Brian’s boyfriend, who asked to remain anonymous, comes from a Muslim family in East Africa.

“His parents find it unbelievable that same-sex marriage is legal in Australia,” Brian says.

“When I told him that my mum and aunties are very supportive of my sexuality and our relationship, he was shocked.”

When Brian's family came to Melbourne to visit, they met the couple.

Brian and his partner.
Brian Lam

Brian said although his boyfriend expressed envy at the situation, he knew he couldn't tell his family who he really is because there would be “serious consequences”.

Brian’s boyfriend used to be married to a woman and felt pressured to do so by his parents.

Brian says his partner’s family only know him as a friend of their son and are not aware of the relationship, let alone one that is formally recognised.

"My boyfriend and I are from two different cultures, and we have to be supportive and understanding of each other in many ways,” he says.

And while registering their relationship helped make up for any lack of family validation, it also had a practical purpose - assisting Brian to get a partner visa, meaning they can remain together in Melbourne.

 

‘An emotional day’

When Vincent Lee first came to Australia from China to study in Canberra, he didn’t tell anyone he was gay and was “struggling inside”.

That changed when same-sex marriage in Australia became legal on December 9 2017.

“That was a very emotional day,” Vincent recalls.

“It gave me the confidence to come out to my friends around me.”

Vincent Lee
Vincent Lee.
Vincent Lee

Vincent is now the Australian National University Student Association’s Queer Officer, helping other students from similar backgrounds and experiences to his own.

“I’d say to International students who are members of the LGBTIQ+ community, don’t worry or be afraid about socialising with us or other groups on campus.

“It can be really useful for awareness and personal growth.”

Vincent entered a relationship five months ago.
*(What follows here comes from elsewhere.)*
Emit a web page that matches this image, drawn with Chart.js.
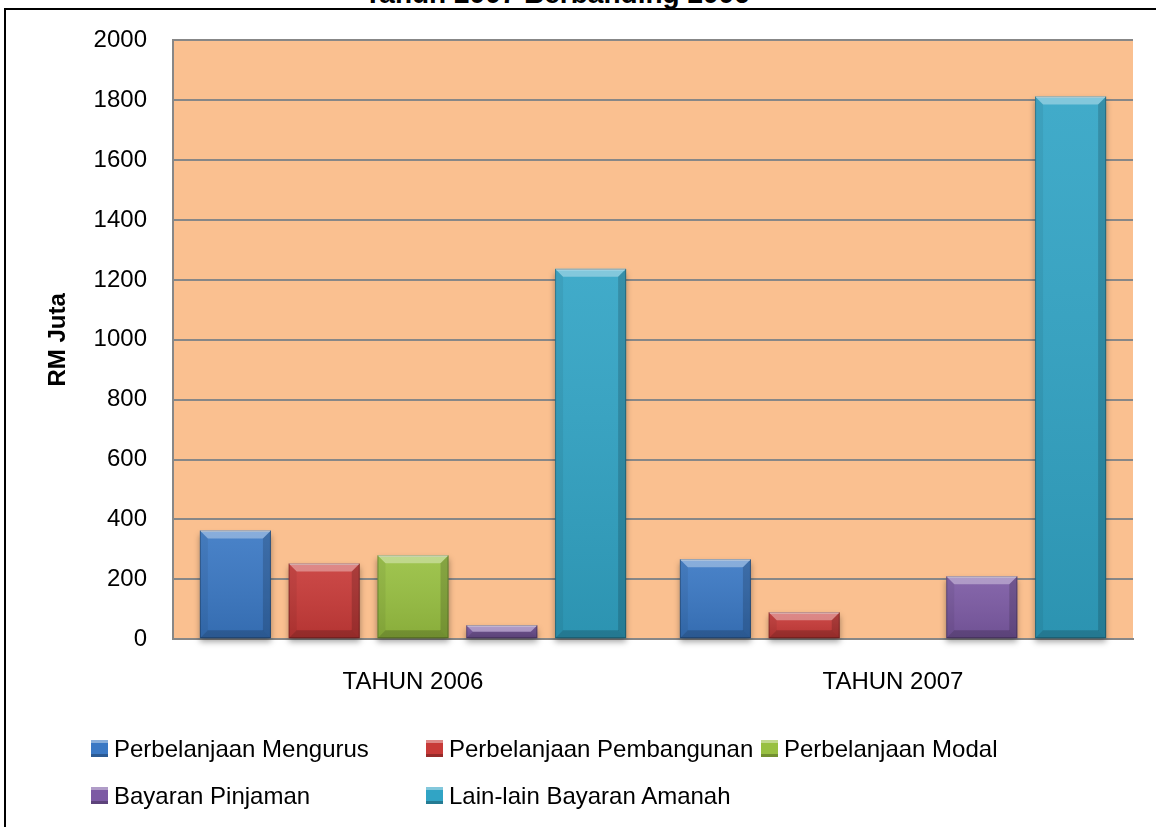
<!DOCTYPE html>
<html>
<head>
<meta charset="utf-8">
<script src="https://cdn.jsdelivr.net/npm/chart.js@4.4.0/dist/chart.umd.min.js"></script>
<style>
  html, body { margin: 0; padding: 0; background: #fff; overflow: hidden; }
  #wrap { position: relative; width: 1156px; height: 827px; overflow: hidden; font-family: "Liberation Sans", Arial, sans-serif; }
  #frame { position: absolute; left: 4px; top: 8px; width: 1200px; height: 900px; border: 2px solid #000; box-sizing: border-box; }
  #title { position: absolute; left: 0; top: -20px; width: 1114px; text-align: center; font-weight: bold; font-size: 28px; line-height: 28px; }
  #chart { position: absolute; left: 0; top: 0; }
  #legend { position: absolute; left: 91px; top: 725px; display: grid; grid-template-columns: 335px 335px 335px; grid-auto-rows: 47px; font-size: 24px; }
  .item { display: flex; align-items: center; white-space: nowrap; }
  .box { width: 17px; height: 17px; margin-right: 6px; box-shadow: inset 0 3px 0 rgba(255,255,255,.4), inset 0 -3px 0 rgba(0,0,0,.25); }
</style>
</head>
<body>
<div id="wrap">
  <div id="frame"></div>
  <div id="title">Tahun 2007 Berbanding 2006</div>
  <canvas id="chart" width="1156" height="827"></canvas>
  <div id="legend"></div>
</div>
<script>
const categories = ['TAHUN 2006', 'TAHUN 2007'];
const seriesNames = ['Perbelanjaan Mengurus', 'Perbelanjaan Pembangunan', 'Perbelanjaan Modal', 'Bayaran Pinjaman', 'Lain-lain Bayaran Amanah'];
const mengurus = [363, 267];
const pembangunan = [253, 90];
const modal = [280, 0];
const pinjaman = [47, 210];
const amanah = [1237, 1813];
const yTicks = [0, 200, 400, 600, 800, 1000, 1200, 1400, 1600, 1800, 2000];
const colors = ['#3a78c4', '#c83a38', '#98c041', '#7c5aa4', '#31a4c5'];

const seriesValues = [mengurus, pembangunan, modal, pinjaman, amanah];

// peach plot background
const plotBg = {
  id: 'plotBg',
  beforeDraw(chart) {
    const { ctx, chartArea: a } = chart;
    ctx.save();
    ctx.fillStyle = '#fac090';
    ctx.fillRect(a.left, a.top, a.right - a.left, a.bottom - a.top);
    ctx.restore();
  }
};

// soft shadow under the bars
const barShadow = {
  id: 'barShadow',
  beforeDatasetsDraw(chart) {
    const ctx = chart.ctx;
    ctx.save();
    ctx.shadowColor = 'rgba(0,0,0,0.35)';
    ctx.shadowBlur = 6;
    ctx.shadowOffsetY = 4;
  },
  afterDatasetsDraw(chart) {
    chart.ctx.restore();
  }
};

// bevelled edges like the office 3d bars
const bevel = {
  id: 'bevel',
  afterDatasetsDraw(chart) {
    const ctx = chart.ctx;
    chart.data.datasets.forEach((ds, i) => {
      chart.getDatasetMeta(i).data.forEach(el => {
        const p = el.getProps(['x', 'y', 'base', 'width'], true);
        const l = p.x - p.width / 2, r = p.x + p.width / 2;
        const t = Math.min(p.y, p.base), b = Math.max(p.y, p.base);
        const h = b - t;
        if (h < 1) return;
        const e = Math.min(8, h / 2);
        const poly = (pts, fill) => {
          ctx.beginPath();
          ctx.moveTo(pts[0], pts[1]);
          for (let k = 2; k < pts.length; k += 2) ctx.lineTo(pts[k], pts[k + 1]);
          ctx.closePath();
          ctx.fillStyle = fill;
          ctx.fill();
        };
        ctx.save();
        const g = ctx.createLinearGradient(0, t, 0, b);
        g.addColorStop(0, 'rgba(255,255,255,0.08)');
        g.addColorStop(1, 'rgba(0,0,0,0.10)');
        ctx.fillStyle = g;
        ctx.fillRect(l, t, r - l, h);
        poly([l, t, r, t, r - e, t + e, l + e, t + e], 'rgba(255,255,255,0.35)');
        poly([l, t, l + e, t + e, l + e, b - e, l, b], 'rgba(0,0,0,0.06)');
        poly([r, t, r - e, t + e, r - e, b - e, r, b], 'rgba(0,0,0,0.16)');
        poly([l, b, l + e, b - e, r - e, b - e, r, b], 'rgba(0,0,0,0.18)');
        ctx.fillStyle = 'rgba(255,255,255,0.5)';
        ctx.fillRect(l + 1, t, r - l - 2, 1.5);
        ctx.strokeStyle = 'rgba(0,0,0,0.25)';
        ctx.lineWidth = 1;
        ctx.strokeRect(l + 0.5, t + 0.5, r - l - 1, h - 1);
        ctx.restore();
      });
    });
  }
};

const chart = new Chart(document.getElementById('chart'), {
  type: 'bar',
  data: {
    labels: categories,
    datasets: seriesNames.map((name, i) => ({
      label: name,
      data: seriesValues[i],
      backgroundColor: colors[i],
      borderWidth: 0,
      categoryPercentage: 0.925,
      barPercentage: 0.8,
      clip: false
    }))
  },
  options: {
    responsive: false,
    animation: false,
    layout: { padding: { left: 44, right: 23, top: 38, bottom: 109 } },
    plugins: {
      legend: { display: false },
      tooltip: { enabled: false }
    },
    scales: {
      x: {
        grid: { display: false },
        border: { display: true, color: '#878787', width: 2 },
        ticks: { color: '#000', padding: 21, font: { family: 'Liberation Sans', size: 24 } }
      },
      y: {
        min: 0,
        max: 2000,
        afterBuildTicks: axis => { axis.ticks = yTicks.map(v => ({ value: v })); },
        afterFit: axis => { axis.width = 173 - 44; },
        grid: { color: '#878787', lineWidth: 2, drawTicks: false, tickLength: 0 },
        border: { display: true, color: '#878787', width: 2 },
        ticks: {
          color: '#000',
          padding: 26,
          font: { family: 'Liberation Sans', size: 24 },
          callback: v => String(v)
        },
        title: {
          display: true,
          text: 'RM Juta',
          color: '#000',
          padding: 0,
          font: { family: 'Liberation Sans', size: 24, weight: 'bold' }
        }
      }
    }
  },
  plugins: [plotBg, barShadow, bevel]
});

// legend laid out in equal columns like the original
const legend = document.getElementById('legend');
chart.data.datasets.forEach(ds => {
  const item = document.createElement('div');
  item.className = 'item';
  const box = document.createElement('span');
  box.className = 'box';
  box.style.background = ds.backgroundColor;
  item.appendChild(box);
  item.appendChild(document.createTextNode(ds.label));
  legend.appendChild(item);
});
</script>
</body>
</html>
He says it’s too early to consider marriage or registering the relationship but loves knowing that he has the option.

‘Marriage is my dream’

But that option doesn’t exist for gay people in China, including for Boby Yang and her partner, who live in Guangzhou.

Boby’s partner, who had been pressured to marry two men, never thought she’d ever be permitted to marry a woman.

But Boby was determined. The couple travelled to Sydney to marry in front of a lawyer and friends.

“When you are in love with someone, when you want to live with someone for the rest of your life, legal requirements or boundaries don’t matter anymore,” Boby says.

Boby

Some of her friends say it was a long way to travel for a piece of paper, especially when that paper isn’t recognised in China.

“It was necessary,” Boby insists. 

With this piece of paper signed with my name and her name, our roles are different and our responsibilities are different.

She remains hopeful that she may one day see same-sex unions and marriages legalised in China.

“I’m definitely seeing society becoming more accepting, “she says.

“Look at the fight in Hong Kong and Taiwan. Haven't we also been fighting for our gay community?”

There are currently 29 countries around the world, including Australia, that recognise same-sex marriage. Taiwan legalised same-sex marriage in 2019.